Understanding Crypto Staking: A Step-by-Step Guide

Crypto staking has become a popular way for investors to earn passive income while contributing to the security of blockchain networks. Here’s everything you need to know about staking:

1.      What Is Crypto Staking?

    • Staking involves locking up your cryptocurrency in a blockchain network to support its operations, such as transaction validation and security. In return, participants earn rewards, typically in the form of additional tokens.
    • Staking is common in networks using a Proof-of-Stake (PoS) or its variants, like Delegated Proof-of-Stake (DPoS).

2.      How Does It Work?

    • You deposit your tokens into a staking wallet or platform.
    • The network uses these tokens to validate transactions and maintain the blockchain.
    • Rewards are distributed based on the amount staked and the duration.

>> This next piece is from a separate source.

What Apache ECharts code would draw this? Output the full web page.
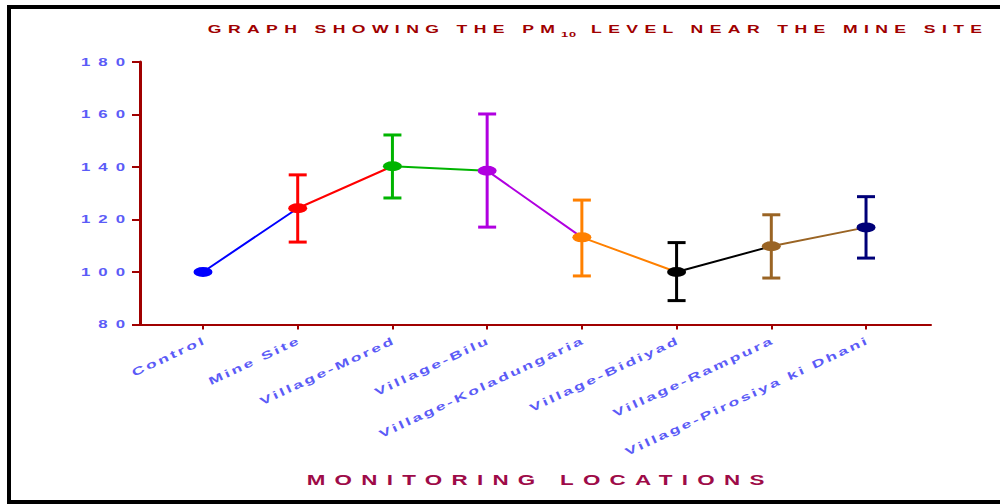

3.      Popular Staking Coins:

    • Ethereum (ETH): A leading option with the transition to Ethereum 2.0.
    • Cardano (ADA): Known for its environmentally friendly PoS system.
    • Solana (SOL): Offers high-speed staking rewards.
    • Polkadot (DOT): Focused on interoperability and governance.

4.      Steps to Start Staking:

    • Choose a coin and a staking platform (wallets or exchanges).
    • Transfer your tokens to the platform.
    • Activate staking and monitor your rewards.

5.      Benefits and Risks:

    • Benefits: Passive income, network support, and potential price appreciation.
    • Risks: Market volatility, lock-up periods, and potential technical issues.

Key Takeaway:
Staking is an excellent way to earn rewards while supporting blockchain ecosystems. However, research each network and platform thoroughly before committing your funds.